The Californian University is trying to cover up the awful mess it made in 2011 during the Occupy movement.
In 2011, a police officer pepper-sprayed students protesting at UC Davis, California. He did this at close range, cynically, with no regard for what he was doing. The students were protesting peacefully, without any incidents, and the act was fully backed by the University’s leadership. Chancellor Linda Katehi said she was “deeply saddened” by the event and took “full responsibility for the incident” but absolutely refused to resign, despite massive pressure from both students and professors.
The resulting photos and videos were viewed tens of millions of times, making news all over the world.

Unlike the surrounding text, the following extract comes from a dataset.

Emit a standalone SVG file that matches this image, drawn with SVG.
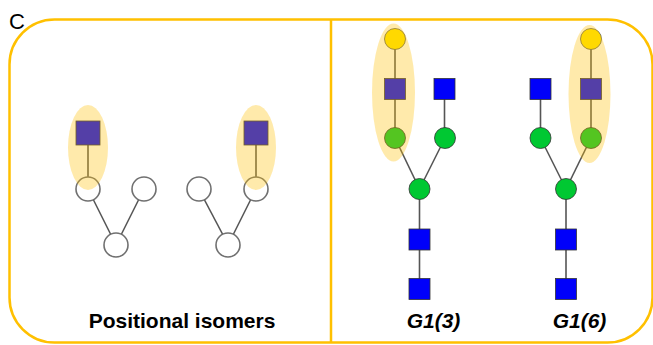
<svg xmlns="http://www.w3.org/2000/svg" width="653" height="345" viewBox="0 0 653 345">
  <defs>
    <style>
      .frame { fill: none; stroke: #FFC000; stroke-width: 2.5; }
      .link { stroke: #555555; stroke-width: 1.6; fill: none; }
      .open { fill: #ffffff; stroke: #707070; stroke-width: 1.6; }
      .glcnac { fill: #0000FA; stroke: #333333; stroke-width: 0.8; }
      .man { fill: #00C832; stroke: #333333; stroke-width: 0.8; }
      .gal { fill: #FFE600; stroke: #555555; stroke-width: 0.8; }
      .hl { fill: #FFC000; fill-opacity: 0.33; stroke: none; }
      .panel { font-family: "Liberation Sans", Arial, sans-serif; font-size: 22px; fill: #000000; }
      .caption { font-family: "Liberation Sans", Arial, sans-serif; font-size: 21px; font-weight: bold; fill: #000000; text-anchor: middle; }
      .name { font-style: italic; }
    </style>
  </defs>

  <!-- panel frame and divider -->
  <rect class="frame" x="9.5" y="19.5" width="643" height="323" rx="45" ry="45"/>
  <line class="frame" x1="331" y1="20" x2="331" y2="343" stroke-width="2"/>
  <text class="panel" x="9" y="29">C</text>

  <!-- connectors -->
  <g id="connectors">
    <!-- positional isomer, left -->
    <line class="link" x1="88" y1="145" x2="88" y2="177"/>
    <line class="link" x1="93" y1="199" x2="111" y2="235"/>
    <line class="link" x1="139" y1="199" x2="121" y2="235"/>
    <!-- positional isomer, right -->
    <line class="link" x1="256" y1="145" x2="256" y2="177"/>
    <line class="link" x1="204" y1="199" x2="223" y2="235"/>
    <line class="link" x1="251" y1="199" x2="233" y2="235"/>
    <!-- G1(3) -->
    <line class="link" x1="395" y1="39" x2="395" y2="138"/>
    <line class="link" x1="444.5" y1="89" x2="444.5" y2="138"/>
    <line class="link" x1="395" y1="138" x2="419.5" y2="189"/>
    <line class="link" x1="445" y1="138" x2="419.5" y2="189"/>
    <line class="link" x1="419.5" y1="189" x2="419.5" y2="289"/>
    <!-- G1(6) -->
    <line class="link" x1="591" y1="39" x2="591" y2="138"/>
    <line class="link" x1="540.5" y1="89" x2="540.5" y2="138"/>
    <line class="link" x1="540.5" y1="138" x2="566" y2="189"/>
    <line class="link" x1="591" y1="138" x2="566" y2="189"/>
    <line class="link" x1="566" y1="189" x2="566" y2="289"/>
  </g>

  <!-- positional isomer, left -->
  <g id="iso-left">
    <rect id="iso-left-sq" class="glcnac" x="76" y="121" width="24" height="24"/>
    <circle id="iso-left-a" class="open" cx="88" cy="189" r="12"/>
    <circle id="iso-left-b" class="open" cx="144" cy="189" r="12"/>
    <circle id="iso-left-root" class="open" cx="116" cy="245" r="12"/>
  </g>

  <!-- positional isomer, right -->
  <g id="iso-right">
    <rect id="iso-right-sq" class="glcnac" x="244" y="121" width="24" height="24"/>
    <circle id="iso-right-a" class="open" cx="199" cy="189" r="12"/>
    <circle id="iso-right-b" class="open" cx="256" cy="189" r="12"/>
    <circle id="iso-right-root" class="open" cx="228" cy="245" r="12"/>
  </g>

  <!-- G1(3) glycan -->
  <g id="g13">
    <circle id="g13-gal" class="gal" cx="395" cy="39" r="10.5"/>
    <rect id="g13-gn-a" class="glcnac" x="384.5" y="78.5" width="21" height="21"/>
    <rect id="g13-gn-b" class="glcnac" x="434" y="78.5" width="21" height="21"/>
    <circle id="g13-man-a" class="man" cx="395" cy="138" r="10.5"/>
    <circle id="g13-man-b" class="man" cx="445" cy="138" r="10.5"/>
    <circle id="g13-man-core" class="man" cx="419.5" cy="189" r="10.5"/>
    <rect id="g13-gn-core1" class="glcnac" x="409" y="229" width="21" height="21"/>
    <rect id="g13-gn-core2" class="glcnac" x="409" y="278.5" width="21" height="21"/>
  </g>

  <!-- G1(6) glycan -->
  <g id="g16">
    <circle id="g16-gal" class="gal" cx="591" cy="39" r="10.5"/>
    <rect id="g16-gn-a" class="glcnac" x="530" y="78.5" width="21" height="21"/>
    <rect id="g16-gn-b" class="glcnac" x="580.5" y="78.5" width="21" height="21"/>
    <circle id="g16-man-a" class="man" cx="540.5" cy="138" r="10.5"/>
    <circle id="g16-man-b" class="man" cx="591" cy="138" r="10.5"/>
    <circle id="g16-man-core" class="man" cx="566" cy="189" r="10.5"/>
    <rect id="g16-gn-core1" class="glcnac" x="555.5" y="229" width="21" height="21"/>
    <rect id="g16-gn-core2" class="glcnac" x="555.5" y="278.5" width="21" height="21"/>
  </g>

  <!-- translucent highlights over the variable branch -->
  <g id="highlights">
    <ellipse class="hl" cx="88" cy="147.5" rx="20" ry="42.5"/>
    <ellipse class="hl" cx="256" cy="147.5" rx="20" ry="42.5"/>
    <ellipse class="hl" cx="393.5" cy="92.5" rx="21.5" ry="69"/>
    <ellipse class="hl" cx="589.5" cy="94" rx="21" ry="69"/>
  </g>

  <!-- captions -->
  <text class="caption" x="182" y="328">Positional isomers</text>
  <text class="caption name" x="433.5" y="328">G1(3)</text>
  <text class="caption name" x="579.5" y="328">G1(6)</text>
</svg>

Now, she wants to eliminate the pictures (and others like it) from search results, and eliminate as many mentions as possible of herself and this entire situation, paying a company at least $175.000 for it. The expenses will be paid by the university’s communications office, which had its yearly budget increased from $3m in 2009 to $5.5m in 2015.

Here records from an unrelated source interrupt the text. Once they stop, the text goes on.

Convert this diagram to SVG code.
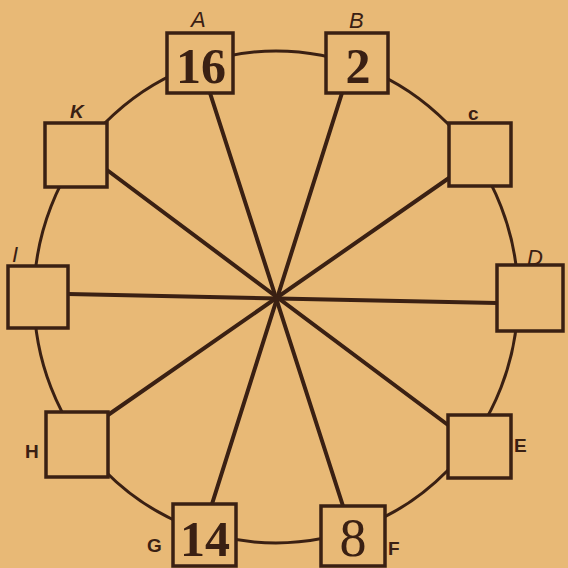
<svg xmlns="http://www.w3.org/2000/svg" width="568" height="568" viewBox="0 0 568 568">
<style>
.bg{fill:#E8B976}
.ring{fill:none;stroke:#3A2013;stroke-width:3}
.spoke{stroke:#3A2013;stroke-width:4;stroke-linecap:round}
.box{fill:#E8B976;stroke:#3A2013;stroke-width:3.5}
.lbl{font-family:"Liberation Sans",Arial,sans-serif;font-weight:bold;font-size:19px;fill:#3A2013}
.it{font-style:italic;font-weight:normal;font-size:22px}
.num{font-family:"Liberation Serif","Times New Roman",serif;font-weight:bold;font-size:50px;fill:#3A2013;text-anchor:middle}
.thin{font-weight:normal;font-size:54px}
</style>
<rect class="bg" x="0" y="0" width="568" height="568"/>
<ellipse class="ring" cx="276" cy="297" rx="242" ry="246"/>
<g id="connectors">
<line class="spoke" x1="210" y1="93" x2="343" y2="506"/>
<line class="spoke" x1="342" y1="93" x2="212" y2="504"/>
<line class="spoke" x1="107" y1="170" x2="448" y2="425"/>
<line class="spoke" x1="449" y1="178" x2="108" y2="415"/>
<line class="spoke" x1="68" y1="294" x2="497" y2="303"/>
</g>
<g id="A"><rect class="box" x="167" y="33" width="66" height="60"/><text class="num" x="201" y="83">16</text><text class="lbl it" x="191" y="27">A</text></g>
<g id="B"><rect class="box" x="326" y="33" width="62" height="60"/><text class="num" x="358" y="83">2</text><text class="lbl it" x="349" y="28">B</text></g>
<g id="C"><rect class="box" x="449" y="123" width="62" height="63"/><text class="lbl" x="468" y="120">c</text></g>
<g id="D"><rect class="box" x="497" y="265" width="66" height="66"/><text class="lbl it" x="527" y="265">D</text></g>
<g id="E"><rect class="box" x="448" y="415" width="63" height="63"/><text class="lbl" x="514" y="452">E</text></g>
<g id="F"><rect class="box" x="321" y="506" width="64" height="60"/><text class="num thin" x="353" y="556">8</text><text class="lbl" x="388" y="555">F</text></g>
<g id="G"><rect class="box" x="173" y="504" width="63" height="62"/><text class="num" x="205" y="556">14</text><text class="lbl" x="147" y="552">G</text></g>
<g id="H"><rect class="box" x="46" y="412" width="62" height="65"/><text class="lbl" x="25" y="458">H</text></g>
<g id="I"><rect class="box" x="8" y="266" width="60" height="62"/><text class="lbl it" x="12" y="262">I</text></g>
<g id="K"><rect class="box" x="45" y="123" width="62" height="64"/><text class="lbl" x="70" y="118" style="font-style:italic">K</text></g>
</svg>
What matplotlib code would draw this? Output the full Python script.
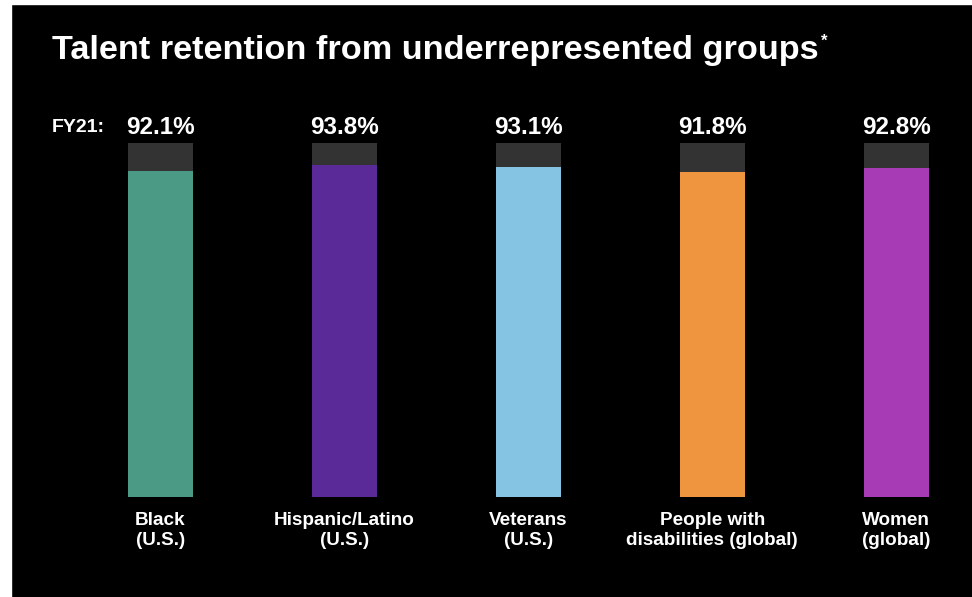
import matplotlib.pyplot as plt
from matplotlib.patches import Rectangle

categories = ["Black\n(U.S.)", "Hispanic/Latino\n(U.S.)", "Veterans\n(U.S.)",
              "People with\ndisabilities (global)", "Women\n(global)"]
retention = [92.1, 93.8, 93.1, 91.8, 92.8]
bar_colors = ["#4a9a86", "#5a2a98", "#86c4e3", "#f0953f", "#a63bb5"]

plt.rcParams["font.family"] = ["Liberation Sans", "DejaVu Sans"]
plt.rcParams["font.weight"] = "bold"

fig = plt.figure(figsize=(9.72, 5.97), dpi=100, facecolor="black")

# white margin strips at left and top
fig.patches.append(Rectangle((0, 0), 11 / 972, 1, transform=fig.transFigure, color="white", zorder=0))
fig.patches.append(Rectangle((0, 1 - 4 / 597), 1, 4 / 597, transform=fig.transFigure, color="white", zorder=0))

ax = fig.add_axes([0, (597 - 497) / 597, 1, 354 / 597])
ax.set_facecolor("none")
spacing = 183.9
ax.set_xlim(-160.5 / spacing, (972 - 160.5) / spacing)
ax.set_ylim(0, 100)
ax.axis("off")

x = range(len(categories))
ax.bar(x, [100] * len(categories), width=0.353, color="#333333")
ax.bar(x, retention, width=0.353, color=bar_colors)

for i, (cat, val) in enumerate(zip(categories, retention)):
    ax.annotate(f"{val}%", (i, 100), xytext=(0, 11), textcoords="offset points",
                ha="center", va="center", color="white", fontsize=17.5, fontweight="bold")
    ax.annotate(cat, (i, 0), xytext=(0, -24), textcoords="offset points",
                ha="center", va="center", color="white", fontsize=13.6, fontweight="bold",
                linespacing=1.25)

fig.text(52 / 972, 1 - 127 / 597, "FY21:", color="white", fontsize=14,
         fontweight="bold", ha="left", va="center")
fig.text(52 / 972, 1 - 51 / 597, "Talent retention from underrepresented groups",
         color="white", fontsize=24.7, fontweight="bold", ha="left", va="center")
fig.text(821 / 972, 1 - 41 / 597, "*", color="white", fontsize=12,
         fontweight="bold", ha="left", va="center")

fig.savefig("out.png", dpi=100, facecolor="black")
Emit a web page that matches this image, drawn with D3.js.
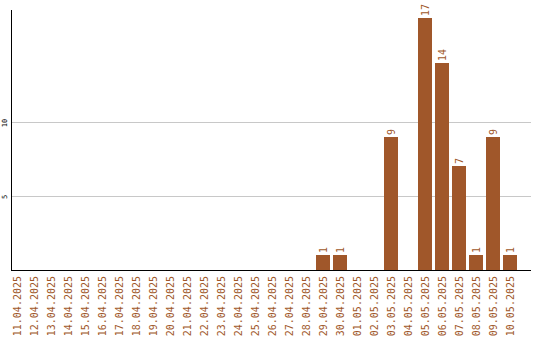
<!DOCTYPE html>
<html>
<head>
<meta charset="utf-8">
<script src="https://cdn.jsdelivr.net/npm/d3@7"></script>
<style>
  body { margin: 0; background: #fff; }
  svg text { font-family: "DejaVu Sans Mono", "Liberation Mono", monospace; }
</style>
</head>
<body>
<div id="chart-area"></div>
<script>
var dates = ["11.04.2025", "12.04.2025", "13.04.2025", "14.04.2025", "15.04.2025",
    "16.04.2025", "17.04.2025", "18.04.2025", "19.04.2025", "20.04.2025",
    "21.04.2025", "22.04.2025", "23.04.2025", "24.04.2025", "25.04.2025",
    "26.04.2025", "27.04.2025", "28.04.2025", "29.04.2025", "30.04.2025",
    "01.05.2025", "02.05.2025", "03.05.2025", "04.05.2025", "05.05.2025",
    "06.05.2025", "07.05.2025", "08.05.2025", "09.05.2025", "10.05.2025"];
var counts = [0, 0, 0, 0, 0, 0, 0, 0, 0, 0,
    0, 0, 0, 0, 0, 0, 0, 0, 1, 1,
    0, 0, 9, 0, 17, 14, 7, 1, 9, 1];
var yTicks = [5, 10];

var width = 540,
    height = 340,
    plotLeft = 11,
    plotRight = 531,
    plotTop = 10,
    base = 270;

var barColor = "#a0572a";

var svg = d3.select("#chart-area")
    .append("svg")
        .attr("width", width)
        .attr("height", height);

var x = d3.scaleBand()
    .domain(dates)
    .range([10, 517])
    .paddingInner(3 / 17)
    .paddingOuter(0);

var y = d3.scaleLinear()
    .domain([0, 17.57])
    .range([base, plotTop]);

// grid lines
svg.selectAll(".grid")
    .data(yTicks)
  .enter().append("line")
    .attr("class", "grid")
    .attr("x1", plotLeft + 1)
    .attr("x2", plotRight)
    .attr("y1", function(d) { return Math.round(y(d)) + 0.5; })
    .attr("y2", function(d) { return Math.round(y(d)) + 0.5; })
    .attr("stroke", "#c8c8c8")
    .attr("stroke-width", 1);

// y tick labels, rotated
svg.selectAll(".ytick")
    .data(yTicks)
  .enter().append("text")
    .attr("class", "ytick")
    .attr("transform", function(d) {
        return "translate(7," + (Math.round(y(d)) + 1) + ") rotate(-90)";
    })
    .attr("text-anchor", "middle")
    .style("font-size", "7px")
    .attr("fill", "#000")
    .text(function(d) { return d; });

// bars
var data = dates.map(function(d, i) { return { key: d, value: counts[i] }; });
var shown = data.filter(function(d) { return d.value > 0; });

svg.selectAll(".bar")
    .data(shown)
  .enter().append("rect")
    .attr("class", "bar")
    .attr("x", function(d) { return x(d.key); })
    .attr("width", x.bandwidth())
    .attr("y", function(d) { return Math.round(y(d.value)); })
    .attr("height", function(d) { return base - Math.round(y(d.value)); })
    .attr("fill", barColor);

// value labels
svg.selectAll(".val")
    .data(shown)
  .enter().append("text")
    .attr("class", "val")
    .attr("transform", function(d) {
        return "translate(" + (x(d.key) + x.bandwidth() / 2 + 3.5) + "," + (Math.round(y(d.value)) - 2) + ") rotate(-90)";
    })
    .style("font-size", "10px")
    .attr("fill", barColor)
    .text(function(d) { return d.value; });

// axis lines
svg.append("line")
    .attr("x1", plotLeft + 0.5).attr("x2", plotLeft + 0.5)
    .attr("y1", plotTop).attr("y2", base + 1)
    .attr("stroke", "#000").attr("stroke-width", 1);

svg.append("line")
    .attr("x1", plotLeft).attr("x2", plotRight)
    .attr("y1", base + 0.5).attr("y2", base + 0.5)
    .attr("stroke", "#000").attr("stroke-width", 1);

// x labels
svg.selectAll(".xlab")
    .data(dates)
  .enter().append("text")
    .attr("class", "xlab")
    .attr("transform", function(d) {
        return "translate(" + (x(d) + x.bandwidth() / 2 + 3.5) + "," + (base + 6) + ") rotate(-90)";
    })
    .attr("text-anchor", "end")
    .style("font-size", "10px")
    .attr("fill", barColor)
    .text(function(d) { return d; });
</script>
</body>
</html>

“It is troubling that the administration chose to spend scarce public dollars and to nearly double its PR budget when tuition soared, course offerings were slashed and California resident students were being shut out,” said Assemblyman Kevin McCarty, who chairs the Assembly Budget Subcommittee on Education Finance. “These findings just raise more questions about university priorities.”

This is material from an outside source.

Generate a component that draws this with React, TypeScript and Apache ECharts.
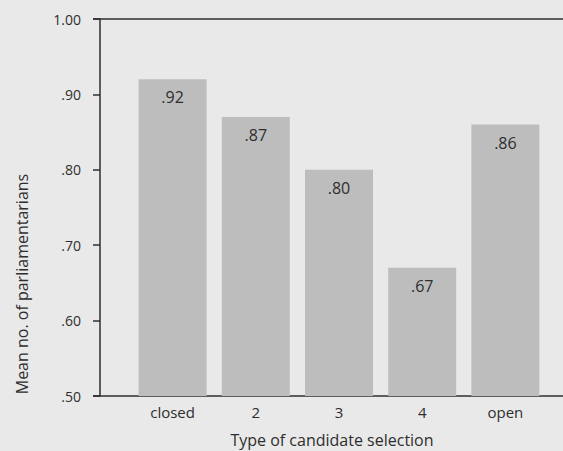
import React, { useEffect, useRef } from "react";
import * as echarts from "echarts";

const categories = ["closed", "2", "3", "4", "open"];
const values = [0.92, 0.87, 0.8, 0.67, 0.86];
const valueLabels = [".92", ".87", ".80", ".67", ".86"];
const yTickLabels: Record<string, string> = {
  "0.5": ".50",
  "0.6": ".60",
  "0.7": ".70",
  "0.8": ".80",
  "0.9": ".90",
  "1": "1.00",
};
const xTitle = "Type of candidate selection";
const yTitle = "Mean no. of parliamentarians";

const FONT = "'Open Sans', 'Noto Sans', sans-serif";
const TEXT = "#2e2e2e";

export default function App() {
  const ref = useRef<HTMLDivElement>(null);
  useEffect(() => {
    if (!ref.current) return;
    const chart = echarts.init(ref.current, undefined, { renderer: "svg" });
    chart.setOption({
      animation: false,
      backgroundColor: "#e9e9e9",
      textStyle: { fontFamily: FONT },
      grid: { left: 131, right: 16, top: 19, bottom: 55 },
      xAxis: {
        type: "category",
        data: categories,
        axisLine: { show: false },
        axisTick: { show: false },
        axisLabel: { color: TEXT, fontSize: 15, margin: 8, fontFamily: FONT },
      },
      yAxis: {
        type: "value",
        min: 0.5,
        max: 1.0,
        interval: 0.1,
        offset: 31,
        splitLine: { show: false },
        axisLine: { show: true, lineStyle: { color: TEXT, width: 1.5 } },
        axisTick: { show: true, inside: false, length: 7, lineStyle: { color: TEXT, width: 1.5 } },
        axisLabel: {
          color: TEXT,
          fontSize: 14,
          margin: 19,
          fontFamily: FONT,
          formatter: (v: number) => yTickLabels[String(Math.round(v * 10) / 10)] ?? String(v),
        },
      },
      graphic: [
        {
          type: "line",
          shape: { x1: 93, y1: 396, x2: 563, y2: 396 },
          style: { stroke: TEXT, lineWidth: 1.5 },
        },
        {
          type: "line",
          shape: { x1: 93, y1: 19, x2: 563, y2: 19 },
          style: { stroke: TEXT, lineWidth: 1.5 },
        },
        {
          type: "text",
          x: 332,
          y: 440,
          style: {
            text: xTitle,
            fill: TEXT,
            font: `16px ${FONT}`,
            textAlign: "center",
            textVerticalAlign: "middle",
          },
        },
        {
          type: "text",
          x: 22,
          y: 284,
          rotation: Math.PI / 2,
          style: {
            text: yTitle,
            fill: TEXT,
            font: `16px ${FONT}`,
            textAlign: "center",
            textVerticalAlign: "middle",
          },
        },
      ],
      series: [
        {
          type: "bar",
          data: values,
          barWidth: 68,
          itemStyle: { color: "#bdbdbd" },
          label: {
            show: true,
            position: "insideTop",
            distance: 10,
            color: TEXT,
            fontSize: 16,
            fontFamily: FONT,
            formatter: (p: any) => valueLabels[p.dataIndex],
          },
        },
      ],
    });
    return () => chart.dispose();
  }, []);
  return (
    <div
      ref={ref}
      style={{ position: "fixed", left: 0, top: 0, width: 563, height: 451 }}
    />
  );
}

Not only are they trying to remove negative content about them, but they also want to introduce a “surge of content with positive sentiment and off-topic subject matter” about the university. They plan to do this mostly by manipulating search results, so that when you Google “UC Davis Occupy” or “UC Davis pepper spray” you get other results. Needless to say, this is immoral and defiant in the same way the original situation was.
Speaking to the Sacramento Bee and perfectly exhibiting the university’s leadership hypocrisy, spokeswoman Dana Topousis said: “We have worked to ensure that the reputation of the university, which the chancellor leads, is fairly portrayed.”
I thoroughly enjoy the fact that their campaign is already backfiring, with numerous media outlets already writing about this incident. It’s the Streissand effect coming in at full force.